Gathering fresh proxies with Python for Free
⏱ Время чтения текста – 4 минутыSometimes, when we try to parse a website with Selenium our IP address might get blacklisted. That’s why it’s better to use a proxy. Today we are going to write a script that would scrape new proxies, do checking and, in case of success, pass them to Selenium
Scraping fresh proxies
Let’s start by importing libraries, we will need modules for sending requests, scraping and storing data.
import requests_html
from bs4 import BeautifulSoup
import pickle
import requests
All proxies wiil be stored in the px_list and written to proxis.pickle. Data will be loaded from this file if it’s not empty.
px_list = set()
try:
with open('proxis.pickle', 'rb') as f:
px_list = pickle.load(f)
except:
pass
The scrap_proxy() function will navigate to free-proxy-list.net and gather the latest 20 proxies, which are updated every minute on the site. Here’s the field we are interested in:
We will need to extract an IP Address and Port. Let’s inspect elements on this page:
The data we need to gather is represented as table cells. We will take the first 20 cells with a for loop, and request an IP-address and Port with xpath. Finally, the function will send fresh proxies to the pickle file and return them as a list.
def scrap_proxy():
global px_list
px_list = set()
session = requests_html.HTMLSession()
r = session.get('https://free-proxy-list.net/')
r.html.render()
for i in range(1, 21):
add=r.html.xpath('/html/body/section[1]/div/div[2]/div/div[2]/div/table/tbody/tr[{}]/td[1]/text()'.format(i))[0]
port=r.html.xpath('/html/body/section[1]/div/div[2]/div/div[2]/div/table/tbody/tr[{}]/td[2]/text()'.format(i))[0]
px_list.add(':'.join([add, port]))
print("---New proxy scraped, left: " + str(len(px_list)))
with open('proxis.pickle', 'wb') as f:
pickle.dump(px_list, f)
return px_list
Checking new proxies
Oftentimes gathered proxies might be not working, so we need to write a function that would check them by sending a GET request to Google and, if there is an error, it will return False. In case the proxy is working, it will return True.
def check_proxy(px):
try:
requests.get("https://www.google.com/", proxies = {"https": "https://" + px}, timeout = 3)
except Exception as x:
print('--'+px + ' is dead: '+ x.__class__.__name__)
return False
return True
Main function
We will pass to our main function the scap parameter, which is False by default. New proxies will be gathered if the following conditions are met: scrap == True or len(px_list)<6. Then we gather new proxies using a while loop , take the last one to check, if check_proxy returns True , other proxies will be sent to the pickle file and the function return the working IP address and Port.

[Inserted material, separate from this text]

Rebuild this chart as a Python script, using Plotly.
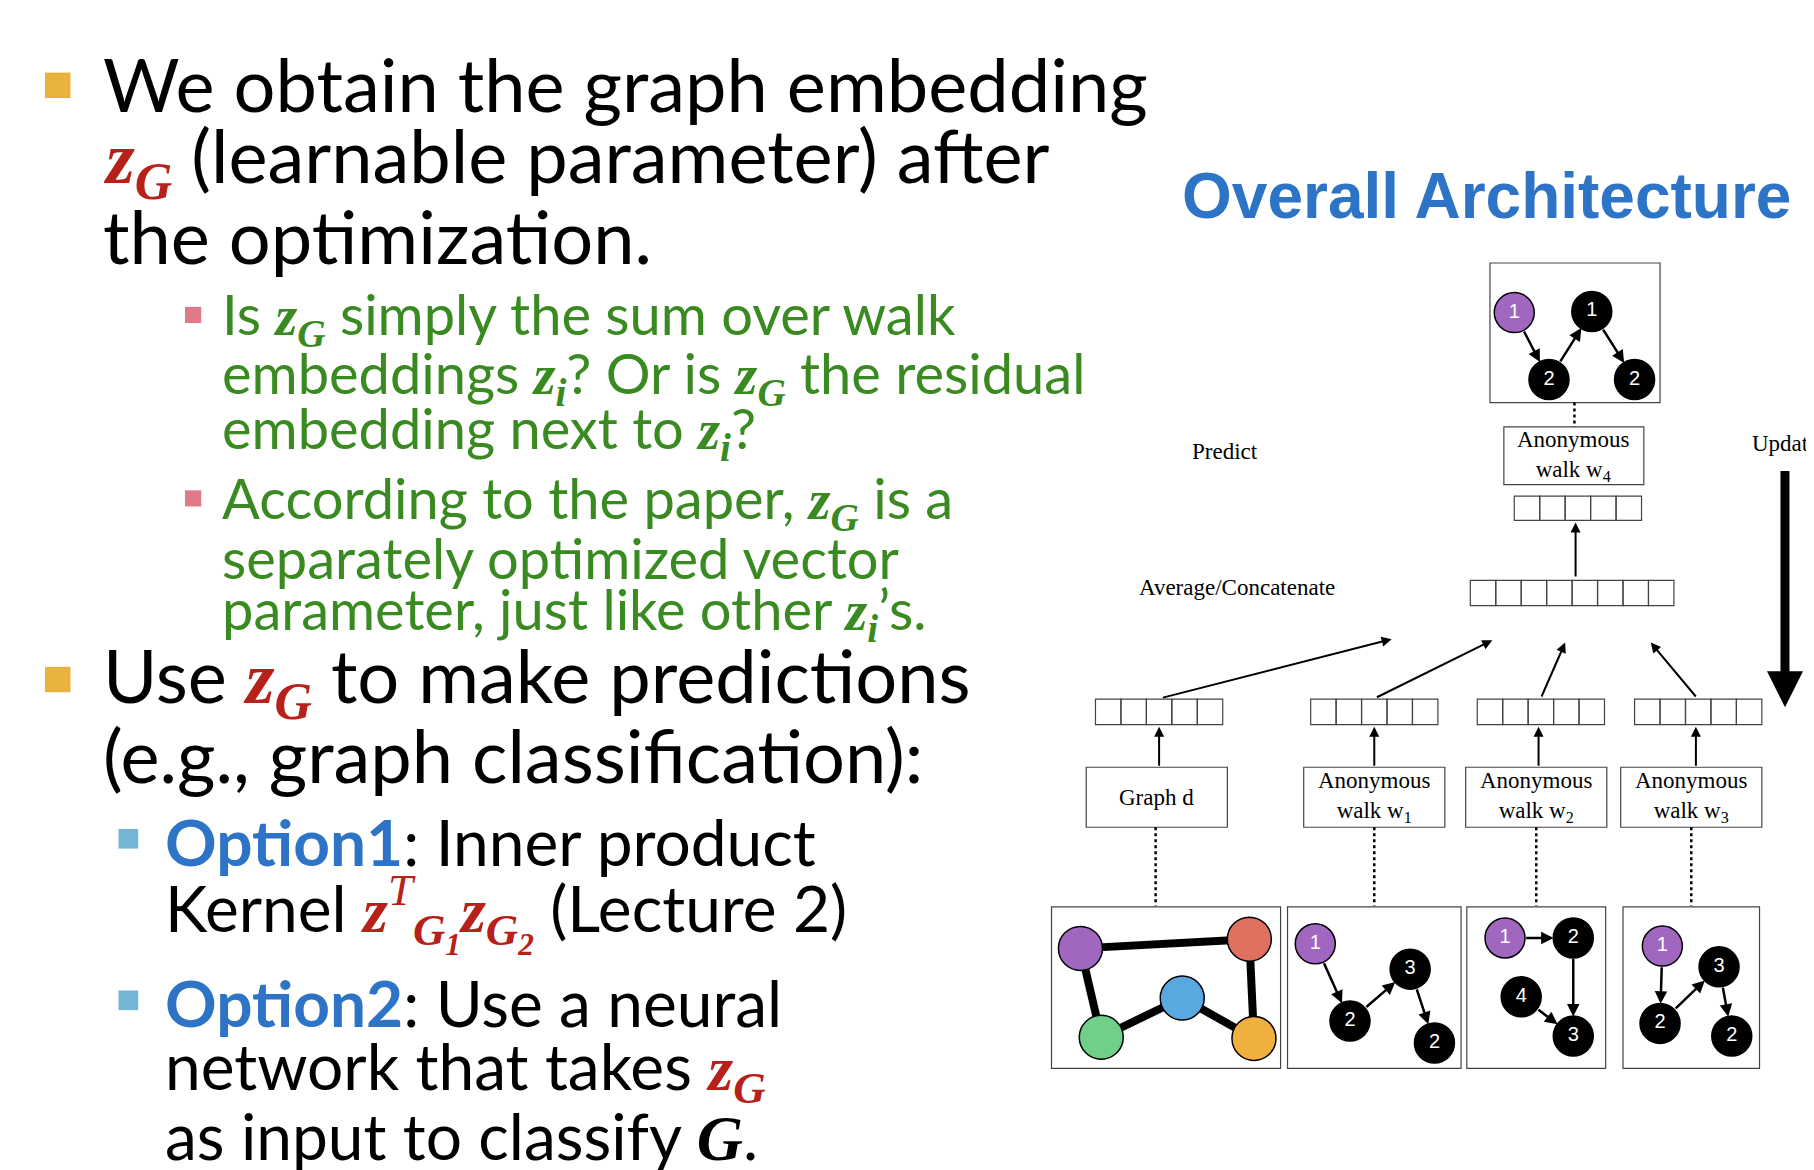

def get_proxy(scrap = False):
global px_list
if scrap or len(px_list) < 6:
px_list = scrap_proxy()
while True:
if len(px_list) < 6:
px_list = scrap_proxy()
px = px_list.pop()
if check_proxy(px):
break
print('-'+px+' is alive. ({} left)'.format(str(len(px_list))))
with open('proxis.pickle', 'wb') as f:
pickle.dump(px_list, f)
return px
Changing proxies in Selenium
Сheck out our previous articles on Selenium about handling website buttons and scraping an online store catalog
Import the get_proxy function to configure proxies in Selenium and run a while loop. The PROXY variable will accept our freshly-grabbed proxy and be added to the browser options. Now we can create a new webdriver instance with updated options and let’s try to access the website, add some cookies, and if everything works fine the while loop will be break. Otherwise, the function will run until there’s a working proxy found.
from px_scrap import get_proxy
while True:
PROXY = get_proxy(scrap=True)
options.add_argument('--proxy-server=%s' % PROXY)
driver = webdriver.Chrome(chrome_options=options, executable_path=os.path.abspath("chromedriver"))
try:
driver.get('https://google.com')
driver.add_cookie(cookies)
except:
print('Captcha!')